Well screw that, she thought.

“Stay back!” She waved her hand behind her, gesturing for Danny to remain still. Sylvie squatted down by the corpse, put the bat on the split asphalt, grabbed a slightly less bloody patch of fur and dragged the body to the side of the road.

“I hear it. I hear your dog. It's in the woods.”

“What's that? No-no. The dog stopped barki...” Sylvie listened, and heard a faint yipping bark. She stood from the dead animal and turned around.

The passenger side of the truck opened and Danny stepped out.

“I hear it. It's over there.” Danny skirted around the back of the truck and then ran stumbling into the woods.

Sylvie yelled, almost screamed, at him to stop. She scooped up the bat as she ran towards her truck. When she stopped at the pickup, she heard a shout of pain, somewhere in the woods.

She adjusted her grip on the bat and called out, “Danny? Where are you?” She heard a muffled response and followed the sound into the woods. The wind blew through the autumn leaves and reds, yellows, and oranges swirled from the branches, blinding her.

Gasping as she stumbled through the blowing leaves, the rushing sound caused her hearing aid to squeal, forcing her to stand still to adjust the stupid machine.

The squeee sound from the device stopped, and she heard Danny's voice. She rushed forward because he sounded hurt, but when she came closer she realized it wasn't pain in his voice, but excitement.

In the lee of a hollow log, Danny sat with his back to the wood and his legs splayed out in front of him. A little brown puppy with a wolfish face and a curled white tail crouched on his chest, licking his face.


*


Danny named the mongrel puppy Rustle, after the sound of the autumn leaves, before they even finished the short drive back to the cottage. They took a trip into town and had a vet look the puppy over, but he was obviously healthy, about six weeks old. Doc Wilson thought the puppy might be a mix of wolf and Samoyed. The mama dog apparently had no other puppies, but hunger had forced her to leave the makeshift den and forage for food. A logging truck must have hit her.

Danny accepted Sylvie's story that she had her hearing aid turned up high, and that's why she could hear the puppy barking, but Sylvie knew otherwise.


*


Sylvie sat in the parking lot of St. Sebastian. In the back of her truck she had loaded some puppy chow and an old dog house for Rustle.

As she sat behind the wheel, she finished the final Hail Mary and recited the final prayers of the rosary before slipping the necklace into her jacket pocket. She knew she would never understand why God had made her like she was, made Danny like he was, took away Jenny from both of them and let the logging truck hit that beautiful dog. Sylvie reached back into her jacket pocket to touch her rosary again. She guessed it didn't really matter if she understood, because what she knew was that the puppy, Danny and herself were bound together by love and loss and need. They each had a calling to take care of the others.

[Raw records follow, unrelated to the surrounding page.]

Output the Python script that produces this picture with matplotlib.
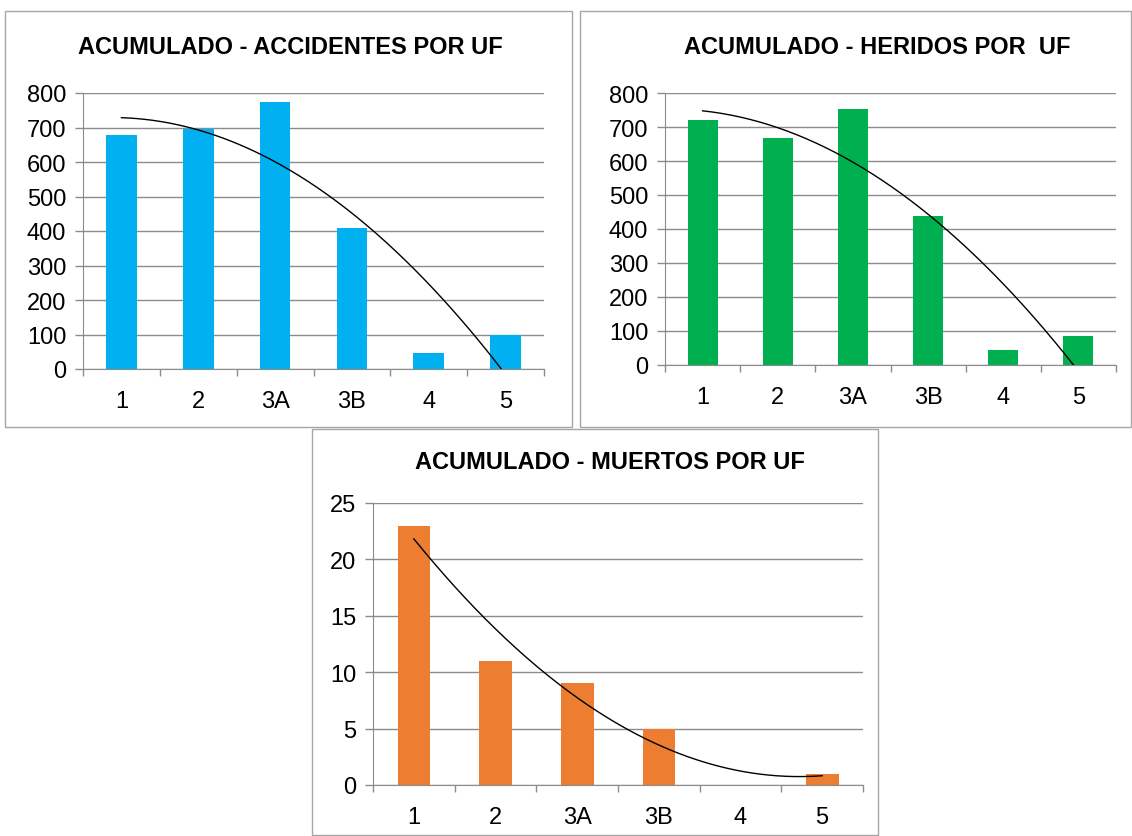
import numpy as np
import matplotlib
matplotlib.use("Agg")
import matplotlib.pyplot as plt
from matplotlib.patches import Rectangle

plt.rcParams['font.family'] = ['Liberation Sans', 'DejaVu Sans']

# ── Data ──────────────────────────────────────────────────────────────────────
categories = ["1", "2", "3A", "3B", "4", "5"]
accidentes = [679, 695, 775, 410, 45, 100]
heridos = [720, 667, 752, 439, 43, 85]
muertos = [23, 11, 9, 5, 0, 1]

W, H = 1132, 837
GRID = "#8C8C8C"

fig = plt.figure(figsize=(W / 100, H / 100), dpi=100, facecolor="white")


def px_axes(left, top, right, bottom):
    return fig.add_axes([left / W, 1 - bottom / H, (right - left) / W, (bottom - top) / H])


def frame(left, top, right, bottom):
    fig.patches.append(Rectangle((left / W, 1 - bottom / H), (right - left) / W,
                                 (bottom - top) / H, transform=fig.transFigure,
                                 fill=False, edgecolor="#A6A6A6", lw=1.0))


def panel(ax, values, color, ymax, step, title, title_xy):
    x = np.arange(len(categories))
    ax.bar(x, values, width=0.4, color=color, zorder=2)
    # order-2 polynomial trend line (Excel style)
    coef = np.polyfit(x + 1, values, 2)
    xs = np.linspace(0, len(categories) - 1, 200)
    ax.plot(xs, np.polyval(coef, xs + 1), color="black", lw=1.0, zorder=3)
    ax.set_xlim(-0.5, len(categories) - 0.5)
    ax.set_ylim(0, ymax)
    ax.set_yticks(np.arange(0, ymax + step / 2, step))
    ax.set_xticks(x)
    ax.set_xticklabels(categories)
    ax.set_xticks(np.arange(-0.5, len(categories), 1), minor=True)
    ax.tick_params(axis="x", which="major", length=0, pad=15, labelsize=17)
    ax.tick_params(axis="x", which="minor", length=5, color=GRID, width=1)
    ax.tick_params(axis="y", length=6, color=GRID, width=1, labelsize=17, pad=6)
    ax.yaxis.grid(True, color=GRID, lw=1.0, zorder=0)
    ax.set_axisbelow(True)
    for s in ("top", "right"):
        ax.spines[s].set_visible(False)
    ax.spines["left"].set_color(GRID)
    ax.spines["bottom"].set_color(GRID)
    fig.text(title_xy[0] / W, 1 - title_xy[1] / H, title, ha="center", va="center",
             fontsize=17, fontweight="bold")


frame(5, 12, 572, 428)
frame(580, 12, 1131, 428)
frame(312, 430, 878, 836)

ax1 = px_axes(83, 94, 544, 370)
panel(ax1, accidentes, "#00B0F0", 800, 100, "ACUMULADO - ACCIDENTES POR UF", (290, 47))

ax2 = px_axes(665, 94, 1116, 366)
panel(ax2, heridos, "#00B050", 800, 100, "ACUMULADO - HERIDOS POR  UF", (877, 47))

ax3 = px_axes(373, 504, 863, 786)
panel(ax3, muertos, "#ED7D31", 25, 5, "ACUMULADO - MUERTOS POR UF", (610, 463))

fig.savefig("out.png", dpi=100, facecolor="white")
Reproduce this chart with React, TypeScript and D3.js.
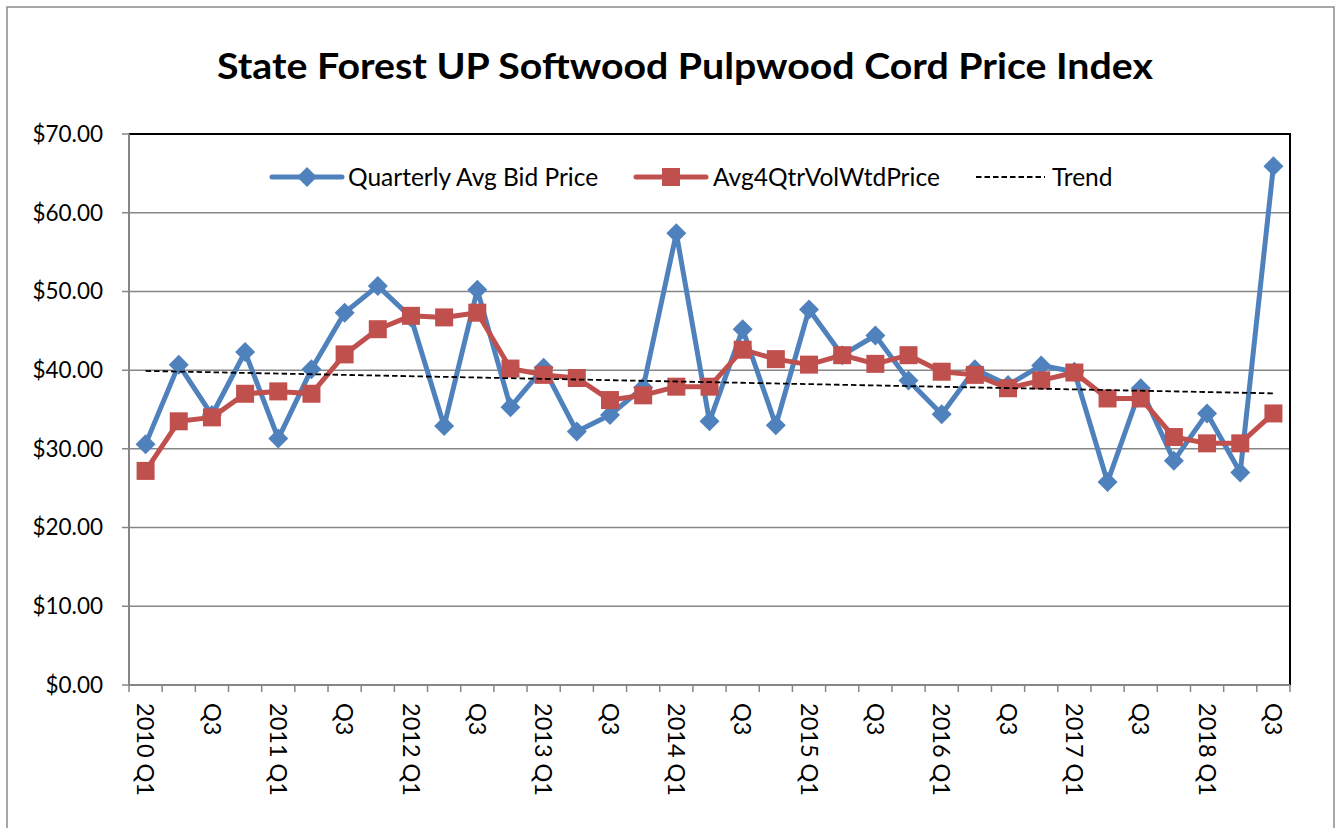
import React from "react";
import * as d3 from "d3";

const years = [2010, 2011, 2012, 2013, 2014, 2015, 2016, 2017, 2018];
const categories: string[] = [];
years.forEach((yr) => {
  for (let q = 1; q <= 4; q++) {
    if (yr === 2018 && q === 4) continue;
    categories.push(`${yr} Q${q}`);
  }
});

const bidPrice = [
  30.6, 40.7, 34.3, 42.3, 31.3, 40.1, 47.3, 50.7, 46.7, 32.9,
  50.2, 35.3, 40.3, 32.2, 34.3, 37.8, 57.4, 33.5, 45.2, 33.0,
  47.7, 41.9, 44.4, 38.7, 34.4, 40.1, 38.1, 40.6, 39.8, 25.8,
  37.7, 28.5, 34.5, 27.0, 65.9,
];

const volWtdPrice = [
  27.2, 33.5, 34.0, 37.0, 37.3, 37.0, 42.0, 45.2, 46.9, 46.7,
  47.3, 40.2, 39.4, 39.0, 36.2, 36.8, 37.9, 37.9, 42.6, 41.4,
  40.7, 41.9, 40.8, 41.9, 39.8, 39.4, 37.7, 38.7, 39.7, 36.4,
  36.4, 31.5, 30.7, 30.7, 34.5,
];

const trendEnds = [39.9, 37.05];

const yTicks = [0, 10, 20, 30, 40, 50, 60, 70];

const tickLabel = (c: string, i: number) => {
  if (i % 2 !== 0) return "";
  return c.endsWith("Q1") ? c : "Q3";
};

const FONT = "Lato, 'Open Sans', sans-serif";
const BLUE = "#4F81BD";
const RED = "#C0504D";
const GRID = "#868686";

export default function App() {
  const left = 129, right = 1290, top = 134, bottom = 685;
  const x = d3.scaleBand<string>().domain(categories).range([left, right]).padding(0);
  const cx = (c: string) => (x(c) as number) + x.bandwidth() / 2;
  const y = d3.scaleLinear().domain([0, 70]).range([bottom, top]);
  const fmt = (v: number) => "$" + d3.format(".2f")(v);

  const line = d3
    .line<number>()
    .x((_, i) => cx(categories[i]))
    .y((d) => y(d));

  const dia = (px: number, py: number, r: number) =>
    `M${px},${py - r}L${px + r},${py}L${px},${py + r}L${px - r},${py}Z`;
  const sq = 9;
  const dr = 10;

  const boundaries = d3.range(categories.length + 1).map((i) => left + i * x.bandwidth());

  const legY = 177;
  const legFs = 24.5;

  return (
    <svg
      width={1335}
      height={828}
      style={{ position: "absolute", left: 0, top: 0, background: "#fff" }}
      fontFamily={FONT}
    >
      <rect x={7} y={7} width={1327} height={840} fill="#fff" stroke="#8c8c8c" strokeWidth={1.5} />
      <text
        x={217}
        y={79}
        fontSize={36}
        fontWeight="bold"
        fill="#000"
        textLength={936}
        lengthAdjust="spacingAndGlyphs"
      >
        State Forest UP Softwood Pulpwood Cord Price Index
      </text>

      {/* gridlines */}
      {yTicks.map((t) => (
        <line key={"g" + t} x1={left - 7} x2={right} y1={y(t)} y2={y(t)} stroke={GRID} strokeWidth={1.5} />
      ))}
      {/* plot border top/right */}
      <line x1={left} x2={right + 1} y1={top} y2={top} stroke="#000" strokeWidth={2} />
      <line x1={right} x2={right} y1={top} y2={bottom} stroke="#000" strokeWidth={2} />
      {/* axes */}
      <line x1={left} x2={left} y1={top} y2={bottom} stroke={GRID} strokeWidth={2} />
      <line x1={left} x2={right} y1={bottom} y2={bottom} stroke={GRID} strokeWidth={2} />
      {boundaries.map((bx, i) => (
        <line key={"t" + i} x1={bx} x2={bx} y1={bottom} y2={bottom + 7} stroke={GRID} strokeWidth={1.5} />
      ))}

      {/* y labels */}
      {yTicks.map((t) => (
        <text key={"yl" + t} x={103} y={y(t)} dy="0.35em" textAnchor="end" fontSize={22.5} fill="#000">
          {fmt(t)}
        </text>
      ))}

      {/* x labels */}
      {categories.map((c, i) => {
        const lab = tickLabel(c, i);
        if (!lab) return null;
        return (
          <text
            key={"xl" + i}
            transform={`translate(${cx(c)},${703}) rotate(90)`}
            dy="0.35em"
            fontSize={23.5}
            fill="#000"
          >
            {lab}
          </text>
        );
      })}

      {/* series */}
      <path d={line(bidPrice) || ""} fill="none" stroke={BLUE} strokeWidth={5} strokeLinejoin="round" />
      {bidPrice.map((v, i) => (
        <path key={"d" + i} d={dia(cx(categories[i]), y(v), dr)} fill={BLUE} />
      ))}
      <path d={line(volWtdPrice) || ""} fill="none" stroke={RED} strokeWidth={5} strokeLinejoin="round" />
      {volWtdPrice.map((v, i) => (
        <rect key={"s" + i} x={cx(categories[i]) - sq} y={y(v) - sq} width={sq * 2} height={sq * 2} fill={RED} />
      ))}
      <line
        x1={cx(categories[0])}
        x2={cx(categories[categories.length - 1])}
        y1={y(trendEnds[0])}
        y2={y(trendEnds[1])}
        stroke="#000"
        strokeWidth={1.8}
        strokeDasharray="5.5,3"
      />

      {/* legend */}
      <line x1={272} x2={342} y1={legY} y2={legY} stroke={BLUE} strokeWidth={5} strokeLinecap="round" />
      <path d={dia(307, legY, dr)} fill={BLUE} />
      <text x={348} y={legY} dy="0.35em" fontSize={legFs} fill="#000">Quarterly Avg Bid Price</text>

      <line x1={636} x2={706} y1={legY} y2={legY} stroke={RED} strokeWidth={5} strokeLinecap="round" />
      <rect x={671 - sq} y={legY - sq} width={sq * 2} height={sq * 2} fill={RED} />
      <text x={713} y={legY} dy="0.35em" fontSize={legFs} fill="#000">Avg4QtrVolWtdPrice</text>

      <line x1={976} x2={1045} y1={legY} y2={legY} stroke="#000" strokeWidth={1.8} strokeDasharray="5.5,3" />
      <text x={1052} y={legY} dy="0.35em" fontSize={legFs} fill="#000">Trend</text>
    </svg>
  );
}
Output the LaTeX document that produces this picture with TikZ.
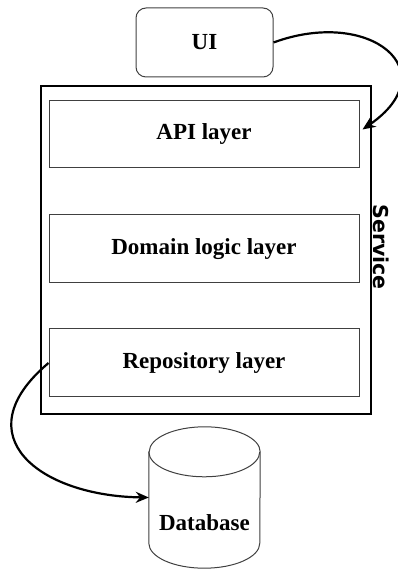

Some might look at their lives, their natures, their disabilities and call them broken. But they weren't broken. They were special pieces that fit together in an infinite yet simple universe.

She put the truck into gear and spun the tires as she pulled on to Main Street. The rattling old pickup flew through a drift of leaves as she passed a Maine State Police cruiser.

Trooper Pinette watched Sylvie drive by and reached for his radio to call in the violation, but then he paused. He’d seen through the swirling leaves the white dog illegally riding with its head sticking out over the edge of the truck bed, and fur blowing in the wind like speed and time never mattered. When he looked a second time, it was gone.